> **STATED TASK**:
Show every line in the records below that contains the word "chart".
── PROVIDED DATA
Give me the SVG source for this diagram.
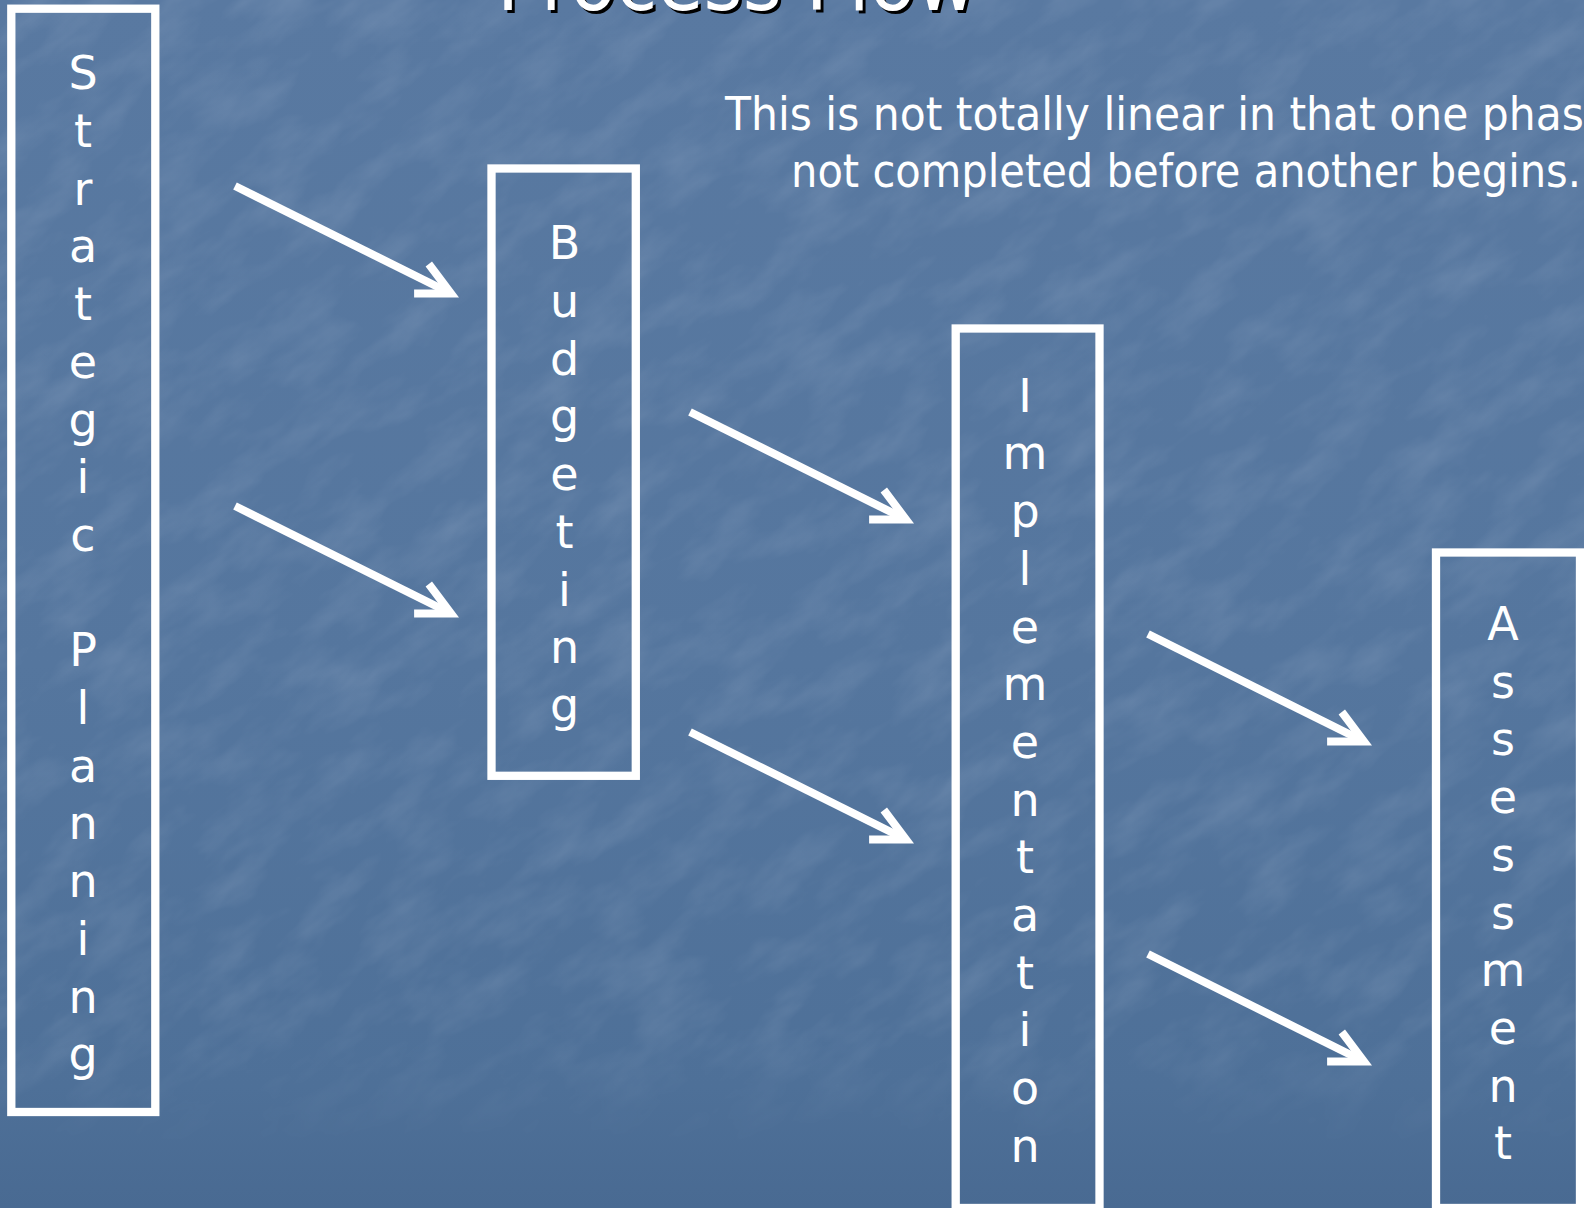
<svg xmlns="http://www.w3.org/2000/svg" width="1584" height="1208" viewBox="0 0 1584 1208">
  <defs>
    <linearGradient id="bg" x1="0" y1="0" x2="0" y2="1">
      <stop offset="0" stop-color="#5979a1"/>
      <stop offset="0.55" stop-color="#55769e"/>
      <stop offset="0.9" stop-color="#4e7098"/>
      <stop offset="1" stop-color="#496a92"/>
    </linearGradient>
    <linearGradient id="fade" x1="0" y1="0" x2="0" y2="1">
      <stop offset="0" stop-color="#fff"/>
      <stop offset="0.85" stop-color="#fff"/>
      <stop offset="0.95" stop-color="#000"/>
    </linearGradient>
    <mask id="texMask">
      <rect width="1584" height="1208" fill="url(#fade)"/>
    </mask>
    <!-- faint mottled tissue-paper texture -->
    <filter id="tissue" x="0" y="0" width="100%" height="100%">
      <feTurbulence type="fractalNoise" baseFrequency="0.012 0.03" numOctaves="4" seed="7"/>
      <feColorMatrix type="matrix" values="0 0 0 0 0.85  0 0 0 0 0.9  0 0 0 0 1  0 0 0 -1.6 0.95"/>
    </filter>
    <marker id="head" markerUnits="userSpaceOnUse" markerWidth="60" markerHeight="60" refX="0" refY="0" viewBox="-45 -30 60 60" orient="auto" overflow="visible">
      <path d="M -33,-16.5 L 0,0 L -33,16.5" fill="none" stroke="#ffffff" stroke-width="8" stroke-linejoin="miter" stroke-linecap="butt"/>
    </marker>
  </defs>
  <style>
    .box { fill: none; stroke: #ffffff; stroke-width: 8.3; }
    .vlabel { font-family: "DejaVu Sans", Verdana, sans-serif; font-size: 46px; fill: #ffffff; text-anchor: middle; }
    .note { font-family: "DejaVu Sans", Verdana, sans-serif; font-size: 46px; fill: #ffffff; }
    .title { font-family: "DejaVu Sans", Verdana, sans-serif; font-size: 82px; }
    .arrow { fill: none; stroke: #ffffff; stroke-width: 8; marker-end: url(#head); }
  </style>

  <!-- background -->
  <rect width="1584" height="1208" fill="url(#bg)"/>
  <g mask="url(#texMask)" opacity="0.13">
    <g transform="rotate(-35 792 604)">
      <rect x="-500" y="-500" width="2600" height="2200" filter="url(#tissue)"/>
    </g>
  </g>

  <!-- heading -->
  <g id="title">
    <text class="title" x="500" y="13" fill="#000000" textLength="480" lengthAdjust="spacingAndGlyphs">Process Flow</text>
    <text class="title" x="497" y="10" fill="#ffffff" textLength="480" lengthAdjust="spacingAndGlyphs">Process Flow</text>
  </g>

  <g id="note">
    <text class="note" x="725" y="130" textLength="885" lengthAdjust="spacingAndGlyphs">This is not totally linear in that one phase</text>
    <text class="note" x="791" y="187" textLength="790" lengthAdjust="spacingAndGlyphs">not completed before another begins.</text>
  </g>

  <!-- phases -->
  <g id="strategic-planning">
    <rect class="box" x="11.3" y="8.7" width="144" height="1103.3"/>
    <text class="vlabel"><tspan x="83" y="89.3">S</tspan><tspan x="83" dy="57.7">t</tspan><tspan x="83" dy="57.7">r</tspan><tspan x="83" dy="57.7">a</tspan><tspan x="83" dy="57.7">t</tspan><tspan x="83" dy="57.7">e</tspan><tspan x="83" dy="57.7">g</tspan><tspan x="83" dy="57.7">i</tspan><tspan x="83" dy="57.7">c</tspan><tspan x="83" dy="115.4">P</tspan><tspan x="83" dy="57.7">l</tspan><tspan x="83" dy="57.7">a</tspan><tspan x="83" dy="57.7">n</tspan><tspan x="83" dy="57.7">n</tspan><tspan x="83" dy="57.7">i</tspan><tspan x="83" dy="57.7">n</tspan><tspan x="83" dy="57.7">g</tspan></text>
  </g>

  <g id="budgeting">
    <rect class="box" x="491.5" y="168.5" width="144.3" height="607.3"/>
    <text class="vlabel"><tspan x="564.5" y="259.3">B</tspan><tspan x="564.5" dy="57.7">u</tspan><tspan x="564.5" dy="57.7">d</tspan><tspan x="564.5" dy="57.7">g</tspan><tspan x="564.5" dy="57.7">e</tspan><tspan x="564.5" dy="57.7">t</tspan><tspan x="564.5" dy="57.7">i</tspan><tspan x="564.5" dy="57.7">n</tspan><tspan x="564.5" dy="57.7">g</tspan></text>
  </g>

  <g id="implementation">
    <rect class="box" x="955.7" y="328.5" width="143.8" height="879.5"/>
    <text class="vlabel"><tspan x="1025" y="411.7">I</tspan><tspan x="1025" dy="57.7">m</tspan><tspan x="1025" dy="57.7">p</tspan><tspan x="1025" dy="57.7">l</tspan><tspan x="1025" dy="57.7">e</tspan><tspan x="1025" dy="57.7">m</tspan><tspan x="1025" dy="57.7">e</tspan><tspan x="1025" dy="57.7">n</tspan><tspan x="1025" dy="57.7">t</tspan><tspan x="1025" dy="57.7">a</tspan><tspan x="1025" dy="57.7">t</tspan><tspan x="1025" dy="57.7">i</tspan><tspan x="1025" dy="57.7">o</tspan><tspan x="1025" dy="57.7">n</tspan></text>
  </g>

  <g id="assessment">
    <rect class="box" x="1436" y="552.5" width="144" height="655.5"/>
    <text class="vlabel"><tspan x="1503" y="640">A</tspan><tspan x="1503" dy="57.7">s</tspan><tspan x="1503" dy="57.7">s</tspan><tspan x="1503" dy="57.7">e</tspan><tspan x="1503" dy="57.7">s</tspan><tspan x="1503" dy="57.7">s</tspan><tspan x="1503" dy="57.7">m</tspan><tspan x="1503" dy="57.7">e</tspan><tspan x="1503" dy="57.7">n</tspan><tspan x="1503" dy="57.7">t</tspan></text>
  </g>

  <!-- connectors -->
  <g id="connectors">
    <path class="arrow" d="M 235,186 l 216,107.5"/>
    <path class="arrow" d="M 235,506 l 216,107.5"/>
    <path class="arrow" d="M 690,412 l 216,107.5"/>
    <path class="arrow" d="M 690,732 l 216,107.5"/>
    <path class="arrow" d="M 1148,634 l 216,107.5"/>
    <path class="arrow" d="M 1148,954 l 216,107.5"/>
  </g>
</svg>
────
── PROVIDED DATA
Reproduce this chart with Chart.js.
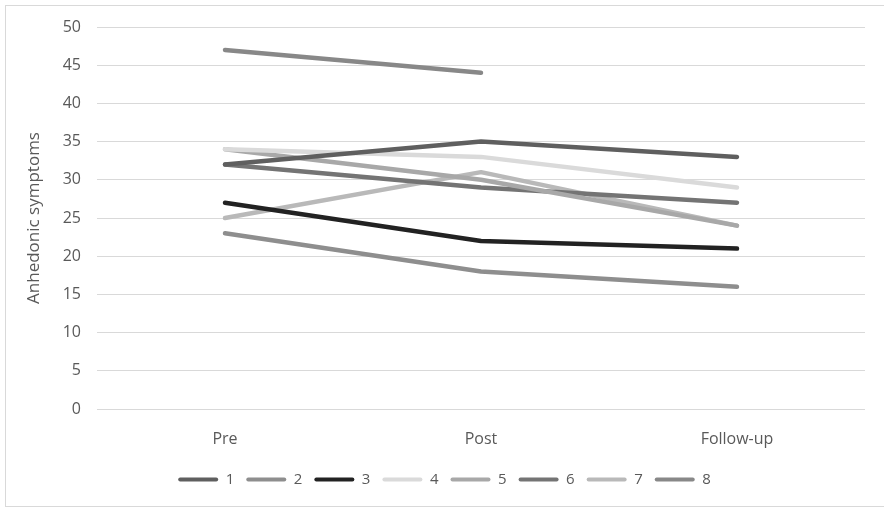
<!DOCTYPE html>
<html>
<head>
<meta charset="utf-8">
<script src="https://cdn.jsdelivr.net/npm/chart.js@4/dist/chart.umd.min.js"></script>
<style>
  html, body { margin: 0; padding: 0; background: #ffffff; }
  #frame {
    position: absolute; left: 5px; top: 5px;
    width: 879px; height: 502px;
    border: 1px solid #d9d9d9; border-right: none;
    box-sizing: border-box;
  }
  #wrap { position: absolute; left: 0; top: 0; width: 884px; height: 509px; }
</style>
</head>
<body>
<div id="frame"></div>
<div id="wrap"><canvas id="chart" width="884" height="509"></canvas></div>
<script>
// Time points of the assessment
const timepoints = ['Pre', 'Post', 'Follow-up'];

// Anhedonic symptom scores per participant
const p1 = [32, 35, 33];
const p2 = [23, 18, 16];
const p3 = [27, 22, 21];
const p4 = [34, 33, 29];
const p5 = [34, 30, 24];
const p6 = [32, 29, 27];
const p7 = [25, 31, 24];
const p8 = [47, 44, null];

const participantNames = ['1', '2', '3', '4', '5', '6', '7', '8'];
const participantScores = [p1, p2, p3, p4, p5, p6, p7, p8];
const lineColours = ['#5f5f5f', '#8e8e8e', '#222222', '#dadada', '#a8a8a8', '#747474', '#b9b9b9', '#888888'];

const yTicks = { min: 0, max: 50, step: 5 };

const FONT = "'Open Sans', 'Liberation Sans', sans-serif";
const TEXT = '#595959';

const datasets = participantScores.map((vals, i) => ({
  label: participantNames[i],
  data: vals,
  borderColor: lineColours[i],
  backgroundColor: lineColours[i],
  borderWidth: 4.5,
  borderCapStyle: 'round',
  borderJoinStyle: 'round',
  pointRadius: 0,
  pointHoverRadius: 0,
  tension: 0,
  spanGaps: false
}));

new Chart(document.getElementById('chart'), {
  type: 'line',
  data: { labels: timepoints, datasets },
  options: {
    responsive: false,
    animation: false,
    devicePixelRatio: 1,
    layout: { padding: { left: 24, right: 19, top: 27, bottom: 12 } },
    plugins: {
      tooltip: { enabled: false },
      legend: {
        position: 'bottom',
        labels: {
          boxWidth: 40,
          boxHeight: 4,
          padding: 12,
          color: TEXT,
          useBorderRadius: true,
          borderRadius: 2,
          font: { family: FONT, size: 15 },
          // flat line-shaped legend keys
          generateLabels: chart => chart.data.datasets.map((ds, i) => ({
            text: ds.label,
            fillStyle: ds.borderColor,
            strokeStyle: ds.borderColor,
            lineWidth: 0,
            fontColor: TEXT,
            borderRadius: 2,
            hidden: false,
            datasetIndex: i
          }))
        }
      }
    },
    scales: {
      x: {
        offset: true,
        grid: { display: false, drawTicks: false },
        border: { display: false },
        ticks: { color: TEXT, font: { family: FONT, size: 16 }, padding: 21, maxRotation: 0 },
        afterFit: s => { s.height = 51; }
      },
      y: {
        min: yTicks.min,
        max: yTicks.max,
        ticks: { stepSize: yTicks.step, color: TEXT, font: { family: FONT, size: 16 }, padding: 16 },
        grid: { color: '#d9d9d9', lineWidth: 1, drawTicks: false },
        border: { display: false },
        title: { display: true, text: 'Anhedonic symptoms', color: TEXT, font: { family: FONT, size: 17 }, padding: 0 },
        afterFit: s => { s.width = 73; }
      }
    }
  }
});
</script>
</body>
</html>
────
> **REPLY**:
Reproduce this chart with Chart.js.
<script src="https://cdn.jsdelivr.net/npm/chart.js@4/dist/chart.umd.min.js"></script>
<div id="wrap"><canvas id="chart" width="884" height="509"></canvas></div>
new Chart(document.getElementById('chart'), {
          generateLabels: chart => chart.data.datasets.map((ds, i) => ({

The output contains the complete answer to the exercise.